Norton’s incumbency and the 2025 elections

I READ this week from several news sources that Aubrey Norton feels confident that he can win the leadership of the PNC with ease at the upcoming national party congress.

I cannot predict the outcome of the internal party elections because people these days use strange metrics for voting for their party leaders. Oxford political scientist Eva Sorensen’s recent book on political leadership suggested modern typology of winning incumbent leadership styles.

The mediatisation of the leader and an interactive political leadership style are the two main driving factors to incumbency. This may explain why Donald Trump is easily declared the presumptive nominee of the Republican Party despite the mountains of performance issues. Donald Trump’s national performance issues may have no relation to party internal political performance and will require another set of analytical observations.

However, this typology may surely explain why Khemraj Ramjattan, for example, was returned as Party Leader at the last National Conference despite performing poorly on traditional political metrics in the AFC. He certainly, at the time, had a good mediatised thing going for him and interactivity was good enough.

An entire article may be needed to unpack the specifics. Traditional political leadership performance qualities are sometimes not necessarily on the forefront of the minds of voters. If we use Ramjattan as an example, party voters can observe that voting for party leadership based on considerations other than performance eventually end in failure. Under this tenure, AFC has withered to nothingness and will probably not make a dent on the electoral returns of the 2025 national and regional elections.

On the issue of traditional performance, according to the publicly known facts, Aubrey Norton has not made a dent. The hallmark of Norton’s leadership suggests that many party groups have fallen into dormancy and hardly any formation of new groups. Many party stalwarts have gone cold and youth morale are at its lowest.

Overseas chapters are in active non-cooperation with Norton. In fact, my sources have indicated that donation income to the party are comparably its lowest under Norton than any other person who has ever held the position as leader of the PNC.
As leader of the PNC, Norton is also Leader of the Opposition, a job at which he is most ineffective. A drive past the Office of the Leader of the Opposition will reveal a virtual ghost house.

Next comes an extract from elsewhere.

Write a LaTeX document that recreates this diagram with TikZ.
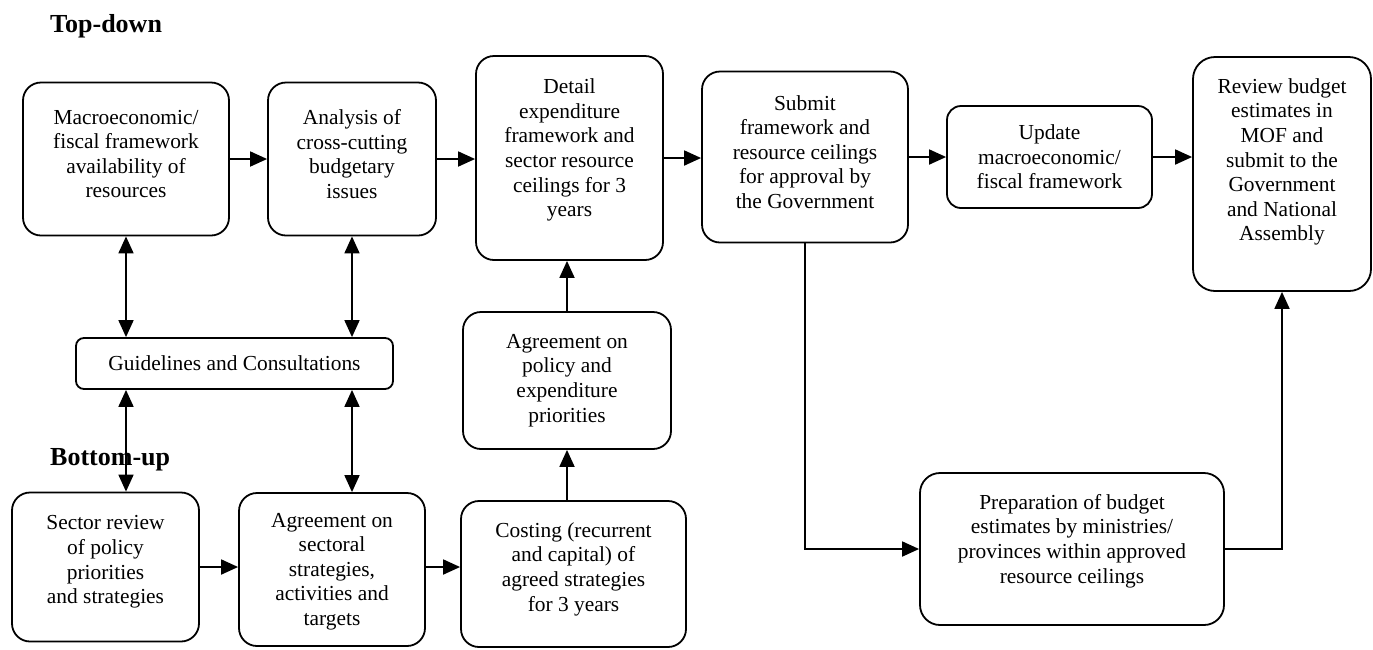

Norton’s entire activism revolves around allegations of racial discrimination against the Ali-led government. When asked for concrete evidence, Aubrey fades into mere stutters of generalised clichéd allegations that do not even resemble reality.
So based on traditional political metrics, Norton is an abysmal failure as an incumbent leader. It is, therefore, difficult to visualise a scenario where Norton wins leadership based on performance.

Therefore, if Norton’s prospects are bleak given his performance track record, then we would have to invoke the academic explanations for why poor performing leaders get elected to national parties.

Norton has no particular appeal or romanticisation with the media in Guyana, not the traditional media, not social media. There is no sweet spot for Norton; if anything he has carved out particular positions of obscurity.

The next political quality that gets political leaders elected to party leadership is “an interactive political leadership style.” Here is where Norton fails most miserably: His recent shadow cabinet reshuffle was marred by so much controversy and accusations of non-consultation is only one example of a long list of woes that suggests that interactive leadership is foreign to Norton.

In totality, whether you use traditional layman’s performances metrics or recent academic analysis and the lack of robust activism on national issues, the prospects of Norton coming out as winner of the PNC leadership is next to zero.

That said, if we are to go by some of the accusations made within the party at recent congresses, there are strong suggestions that incumbent PNC leaders can find other ways around the fair ballot, so you never know. It is, therefore, difficult to predict whether Norton will be returned as Leader. One thing is sure though, if Norton is returned, the PNC in 2025 will perform poorer than it ever did in any elections in Guyana since independence, that’s my prediction.